━━━ RECORDS TO USE ━━━

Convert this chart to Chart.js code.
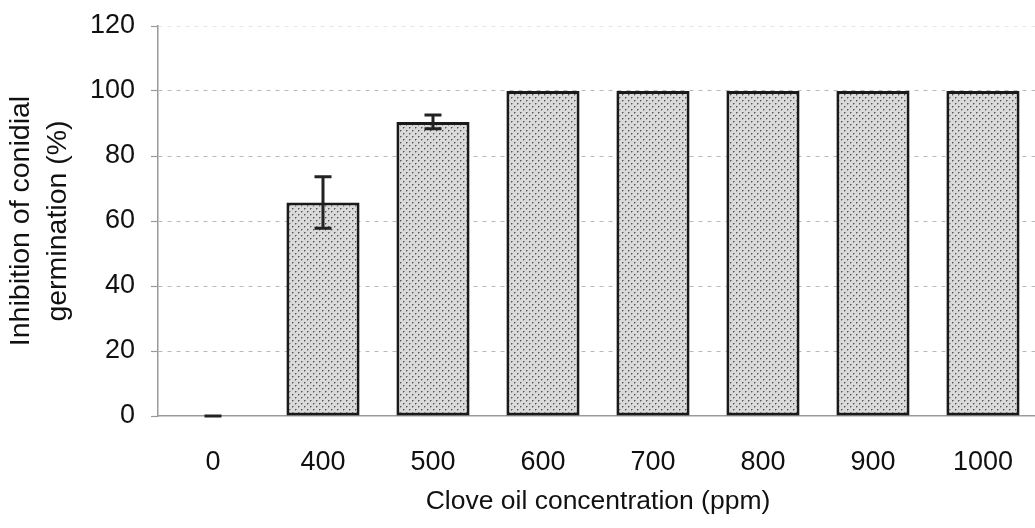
<!DOCTYPE html>
<html>
<head>
<meta charset="utf-8">
<script src="https://cdn.jsdelivr.net/npm/chart.js@4/dist/chart.umd.min.js"></script>
<style>
  html, body { margin: 0; padding: 0; background: #fff; overflow: hidden; }
  #wrap { position: relative; width: 1043px; height: 528px; }
</style>
</head>
<body>
<div id="wrap"><canvas id="chart"></canvas></div>
<script>
// Clove oil concentrations (ppm) on the x axis
const concentrations = ['0', '400', '500', '600', '700', '800', '900', '1000'];
// Mean inhibition of conidial germination (%)
const inhibition = [0, 65.7, 90.5, 100, 100, 100, 100, 100];
// Standard deviation for each mean
const stdDev = [0, 7.9, 2.1, 0, 0, 0, 0, 0];
// Y axis ticks
const yTicks = [0, 20, 40, 60, 80, 100, 120];

// Stippled grey fill for the bars
function stipple() {
  const c = document.createElement('canvas');
  c.width = 6; c.height = 6;
  const g = c.getContext('2d');
  g.fillStyle = '#dadada';
  g.fillRect(0, 0, 6, 6);
  g.fillStyle = '#555';
  g.fillRect(1, 1, 1, 1);
  g.fillRect(4, 4, 1, 1);
  g.fillStyle = '#999';
  g.fillRect(2, 1, 1, 1);
  g.fillRect(5, 4, 1, 1);
  g.fillRect(1, 2, 1, 1);
  g.fillRect(4, 5, 1, 1);
  return g.createPattern(c, 'repeat');
}

// Error bars with caps, drawn on top of the bars
const errorBars = {
  id: 'errorBars',
  afterDatasetsDraw(chart) {
    const ctx = chart.ctx;
    const y = chart.scales.y;
    const meta = chart.getDatasetMeta(0);
    ctx.save();
    ctx.strokeStyle = '#222';
    ctx.lineWidth = 3;
    meta.data.forEach((bar, i) => {
      // a zero deviation on a bar top is hidden by the bar outline
      if (stdDev[i] === 0 && inhibition[i] !== 0) return;
      const hi = y.getPixelForValue(inhibition[i] + stdDev[i]);
      const lo = y.getPixelForValue(inhibition[i] - stdDev[i]);
      const half = 8.5;
      ctx.beginPath();
      ctx.moveTo(bar.x, hi); ctx.lineTo(bar.x, lo);
      ctx.moveTo(bar.x - half, hi); ctx.lineTo(bar.x + half, hi);
      ctx.moveTo(bar.x - half, lo); ctx.lineTo(bar.x + half, lo);
      ctx.stroke();
    });
    ctx.restore();
  }
};

new Chart(document.getElementById('chart'), {
  type: 'bar',
  data: {
    labels: concentrations,
    datasets: [{
      data: inhibition,
      backgroundColor: stipple(),
      borderColor: '#1a1a1a',
      borderWidth: 3,
      borderSkipped: false,
      barPercentage: 0.665,
      categoryPercentage: 1.0
    }]
  },
  options: {
    responsive: true,
    maintainAspectRatio: false,
    animation: false,
    layout: { padding: { top: 26, right: 0, bottom: 0, left: 0 } },
    plugins: { legend: { display: false }, tooltip: { enabled: false } },
    scales: {
      x: {
        grid: { display: false, drawTicks: false },
        border: { display: true, color: '#9a9a9a', width: 1.5 },
        ticks: {
          color: '#111',
          padding: 30,
          font: { family: 'Liberation Sans', size: 27 }
        },
        title: {
          display: true,
          text: 'Clove oil concentration (ppm)',
          color: '#111',
          font: { family: 'Liberation Sans', size: 26.5 },
          padding: { top: 0, bottom: 10 }
        },
        afterFit(scale) { scale.height = 112; }
      },
      y: {
        min: 0,
        max: 120,
        afterBuildTicks(scale) { scale.ticks = yTicks.map(v => ({ value: v })); },
        grid: {
          color: ctx => ctx.tick && ctx.tick.value === 0 ? 'rgba(0,0,0,0)'
                      : ctx.tick && ctx.tick.value === 120 ? '#e6e6e6' : '#b8b8b8',
          lineWidth: 1,
          drawTicks: true,
          tickLength: 7,
          tickColor: '#9a9a9a',
          tickWidth: 1.2,
          tickBorderDash: []
        },
        border: { display: true, color: '#9a9a9a', width: 1.5, dash: [4, 5] },
        ticks: {
          color: '#111',
          padding: 16,
          font: { family: 'Liberation Sans', size: 27 }
        },
        title: {
          display: true,
          text: ['Inhibition of conidial', 'germination (%)'],
          color: '#111',
          font: { family: 'Liberation Sans', size: 28.5, lineHeight: 1.3 },
          padding: { top: 3, bottom: 0 }
        },
        afterFit(scale) {
          scale.width = 158;
          scale.paddingTop = 0;
          scale.paddingBottom = 0;
        }
      }
    }
  },
  plugins: [errorBars]
});
</script>
</body>
</html>
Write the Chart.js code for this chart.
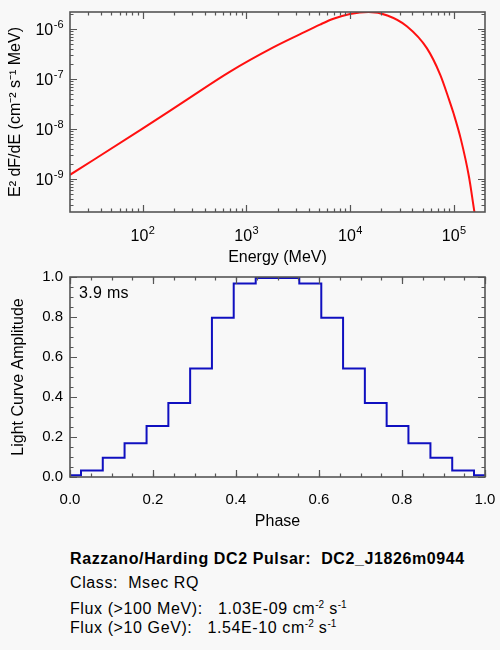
<!DOCTYPE html>
<html>
<head>
<meta charset="utf-8">
<script src="https://cdn.jsdelivr.net/npm/chart.js@4.4.1/dist/chart.umd.min.js"></script>
<style>
  html, body { margin: 0; padding: 0; background: #f8f8f8; }
  #page { position: relative; width: 500px; height: 650px; background: #f8f8f8;
          font-family: "Liberation Sans", Arial, Helvetica, sans-serif; color: #000; }
  canvas { position: absolute; left: 0; }
  #spec { top: 0; }
  #lc { top: 270px; }
  .txt { position: absolute; font-size: 16px; line-height: 16px; white-space: pre; letter-spacing: 0.6px; }
  .txt sup { font-size: 10px; line-height: 0; vertical-align: 6px; letter-spacing: 0; }
</style>
</head>
<body>
<div id="page">
  <canvas id="spec" width="500" height="270"></canvas>
  <canvas id="lc" width="500" height="270"></canvas>
  <div class="txt" style="left:79px; top:285px; letter-spacing:0.3px;">3.9 ms</div>
  <div class="txt" style="left:70px; top:551px; font-weight:bold;">Razzano/Harding DC2 Pulsar:  DC2_J1826m0944</div>
  <div class="txt" style="left:70px; top:575px;">Class:  Msec RQ</div>
  <div class="txt" style="left:70px; top:601px;">Flux (&gt;100 MeV):   1.03E-09 cm<sup>-2</sup> s<sup>-1</sup></div>
  <div class="txt" style="left:70px; top:620px;">Flux (&gt;10 GeV):   1.54E-10 cm<sup>-2</sup> s<sup>-1</sup></div>
</div>
<script>
// spectrum
const energy = [20, 100, 257, 692, 1820, 3310, 5130, 6920, 10000, 15100, 22900,
                35500, 55000, 74100, 89700, 100000, 117000, 140000, 158000, 178000];
const e2dnde = [1.22e-9, 1.02e-8, 3.68e-8, 1.40e-7, 4.31e-7, 7.94e-7, 1.23e-6, 1.61e-6, 2.0e-6, 2.19e-6, 1.87e-6,
                1.13e-6, 4.17e-7, 1.22e-7, 3.98e-8, 2.0e-8, 6.31e-9, 1.13e-9, 2.24e-10, 5e-11];
const energyTicks = [1e2, 1e3, 1e4, 1e5];
const energyTickExp = ['2', '3', '4', '5'];
const fluxTicks = [1e-9, 1e-8, 1e-7, 1e-6];
const fluxTickExp = ['-9', '-8', '-7', '-6'];

// light curve (20 phase bins)
const phase = [0.000, 0.053, 0.105, 0.158, 0.211, 0.263, 0.316, 0.368, 0.421, 0.474,
               0.526, 0.579, 0.632, 0.684, 0.737, 0.789, 0.842, 0.895, 0.947, 1.000];
const amplitude = [0.009, 0.033, 0.096, 0.169, 0.255, 0.37, 0.542, 0.796, 0.968, 0.995,
                   0.995, 0.968, 0.796, 0.542, 0.37, 0.255, 0.169, 0.096, 0.033, 0.009];
const phaseTicks = [0, 0.2, 0.4, 0.6, 0.8, 1.0];
const phaseTickLabels = ['0.0', '0.2', '0.4', '0.6', '0.8', '1.0'];
const ampTicks = [0, 0.2, 0.4, 0.6, 0.8, 1.0];
const ampTickLabels = ['0.0', '0.2', '0.4', '0.6', '0.8', '1.0'];

const FONT = '"Liberation Sans", Arial, Helvetica, sans-serif';
Chart.defaults.font.family = FONT;
Chart.defaults.font.size = 15;
Chart.defaults.color = '#000';

function logMinor(min, max) {
  const out = [];
  for (let d = Math.floor(Math.log10(min)); d <= Math.ceil(Math.log10(max)); d++) {
    for (let m = 2; m <= 9; m++) {
      const v = m * Math.pow(10, d);
      if (v > min && v < max) out.push(v);
    }
  }
  return out;
}
function linMinor(min, max, step) {
  const out = [];
  for (let v = min; v <= max + 1e-9; v += step) out.push(v);
  return out;
}

// IDL style box with inward ticks on all four sides
const frame = {
  id: 'frame',
  afterDraw(chart, args, opts) {
    const { ctx, chartArea: a, scales } = chart;
    ctx.save();
    ctx.strokeStyle = '#555';
    ctx.lineWidth = 1.2;
    const xTick = (v, len) => {
      const p = Math.round(scales.x.getPixelForValue(v)) + 0.5;
      ctx.beginPath();
      ctx.moveTo(p, a.bottom); ctx.lineTo(p, a.bottom - len);
      ctx.moveTo(p, a.top); ctx.lineTo(p, a.top + len);
      ctx.stroke();
    };
    const yTick = (v, len) => {
      const p = Math.round(scales.y.getPixelForValue(v)) + 0.5;
      ctx.beginPath();
      ctx.moveTo(a.left, p); ctx.lineTo(a.left + len, p);
      ctx.moveTo(a.right, p); ctx.lineTo(a.right - len, p);
      ctx.stroke();
    };
    opts.xMinor.forEach(v => xTick(v, 3.5));
    opts.yMinor.forEach(v => yTick(v, 3.5));
    scales.x.ticks.forEach(t => xTick(t.value, 7));
    scales.y.ticks.forEach(t => yTick(t.value, 7));
    ctx.lineWidth = 1.6;
    ctx.strokeRect(a.left, a.top, a.right - a.left, a.bottom - a.top);
    ctx.restore();
  }
};

// "10" with a raised exponent for the log axes
const powerLabels = {
  id: 'powerLabels',
  afterDraw(chart, args, opts) {
    if (!opts.xExp) return;
    const { ctx, chartArea: a, scales: { x, y } } = chart;
    ctx.save();
    ctx.fillStyle = '#000';
    ctx.textAlign = 'left';
    ctx.textBaseline = 'alphabetic';
    const big = '16px ' + FONT, small = '11px ' + FONT;
    const put = (exp, px, py, align) => {
      ctx.font = big;
      const wb = ctx.measureText('10').width;
      ctx.font = small;
      const we = ctx.measureText(exp).width;
      const left = align === 'center' ? px - (wb + we) / 2 : px - (wb + we);
      ctx.font = big;
      ctx.fillText('10', left, py);
      ctx.font = small;
      ctx.fillText(exp, left + wb + 0.5, py - 7.5);
    };
    x.ticks.forEach((t, i) => put(opts.xExp[i], x.getPixelForValue(t.value), a.bottom + 29, 'center'));
    y.ticks.forEach((t, i) => put(opts.yExp[i], a.left - 7, y.getPixelForValue(t.value) + 6, 'right'));
    ctx.restore();
  }
};

const noGrid = { display: false, drawTicks: false };
// keep the plot box fixed: no extra room for overhanging tick labels
const fixX = h => s => { s.height = h; s.paddingLeft = 0; s.paddingRight = 0; };
const fixY = w => s => { s.width = w; s.paddingTop = 0; s.paddingBottom = 0; };

new Chart(document.getElementById('spec'), {
  type: 'line',
  data: {
    datasets: [{
      data: energy.map((e, i) => ({ x: e, y: e2dnde[i] })),
      borderColor: '#ff1010',
      borderWidth: 2,
      pointRadius: 0,
      cubicInterpolationMode: 'monotone',
      fill: false
    }]
  },
  options: {
    responsive: false,
    animation: false,
    layout: { padding: { top: 12, right: 15, left: 0, bottom: 0 } },
    plugins: {
      legend: { display: false },
      tooltip: { enabled: false },
      frame: { xMinor: logMinor(20, 2e5), yMinor: logMinor(2.2e-10, 2.2e-6) },
      powerLabels: { xExp: energyTickExp, yExp: fluxTickExp }
    },
    scales: {
      x: {
        type: 'logarithmic', min: 20, max: 2e5,
        afterBuildTicks: s => { s.ticks = energyTicks.map(v => ({ value: v })); },
        afterFit: fixX(58),
        grid: noGrid, border: { display: false },
        ticks: { display: false },
        title: { display: true, text: 'Energy (MeV)', font: { size: 16 }, padding: { top: 0, bottom: 3 } }
      },
      y: {
        type: 'logarithmic', min: 2.2e-10, max: 2.2e-6,
        afterBuildTicks: s => { s.ticks = fluxTicks.map(v => ({ value: v })); },
        afterFit: fixY(70),
        grid: noGrid, border: { display: false },
        ticks: { display: false },
        title: { display: true, text: 'E² dF/dE (cm⁻² s⁻¹ MeV)', font: { size: 16 }, padding: { top: 6, bottom: 0 } }
      }
    }
  },
  plugins: [frame, powerLabels]
});

new Chart(document.getElementById('lc'), {
  type: 'line',
  data: {
    datasets: [{
      data: phase.map((p, i) => ({ x: p, y: amplitude[i] })),
      borderColor: '#1010c0',
      borderWidth: 2,
      pointRadius: 0,
      stepped: 'middle',
      fill: false
    }]
  },
  options: {
    responsive: false,
    animation: false,
    layout: { padding: { top: 7, right: 15, left: 0, bottom: 0 } },
    plugins: {
      legend: { display: false },
      tooltip: { enabled: false },
      frame: { xMinor: linMinor(0, 1, 0.05), yMinor: linMinor(0, 1, 0.05) }
    },
    scales: {
      x: {
        type: 'linear', min: 0, max: 1,
        afterBuildTicks: s => { s.ticks = phaseTicks.map(v => ({ value: v })); },
        afterFit: fixX(63),
        grid: noGrid, border: { display: false },
        ticks: { autoSkip: false, maxRotation: 0, padding: 14,
                 callback: (v, i) => phaseTickLabels[i] },
        title: { display: true, text: 'Phase', font: { size: 16 }, padding: { top: 0, bottom: 9 } }
      },
      y: {
        type: 'linear', min: 0, max: 1,
        afterBuildTicks: s => { s.ticks = ampTicks.map(v => ({ value: v })); },
        afterFit: fixY(70),
        grid: noGrid, border: { display: false },
        ticks: { autoSkip: false, padding: 7,
                 callback: (v, i) => ampTickLabels[i] },
        title: { display: true, text: 'Light Curve Amplitude', font: { size: 16 }, padding: { top: 9, bottom: 0 } }
      }
    }
  },
  plugins: [frame]
});
</script>
</body>
</html>
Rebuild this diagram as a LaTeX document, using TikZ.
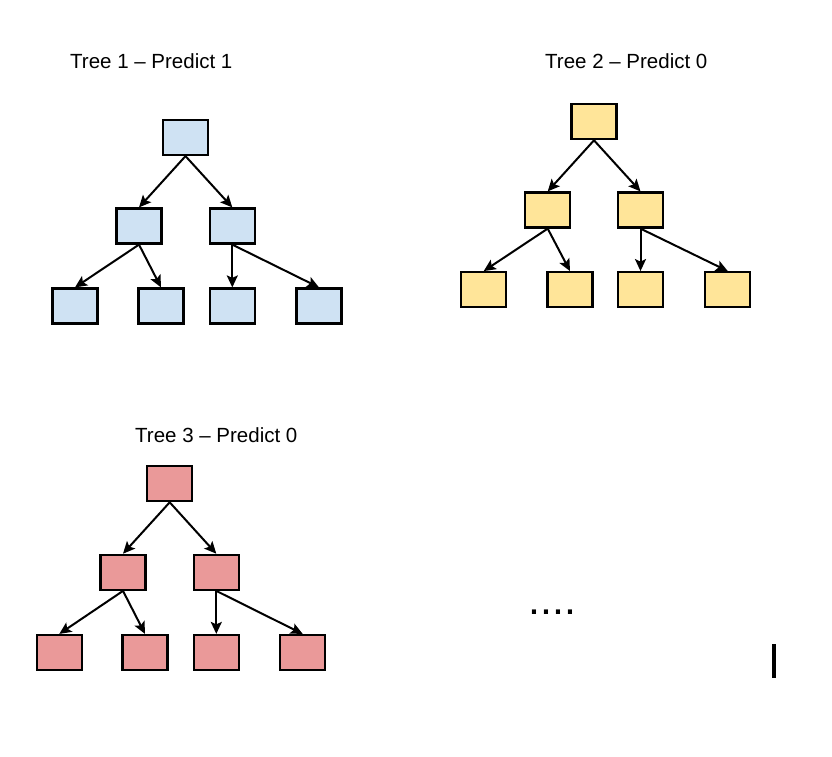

━━━

Copy every line above in which the string "code" shows up.

# SOLUTION TO THIS TASK
Convert this chart to Chart.js code.
Write the Chart.js code for this chart.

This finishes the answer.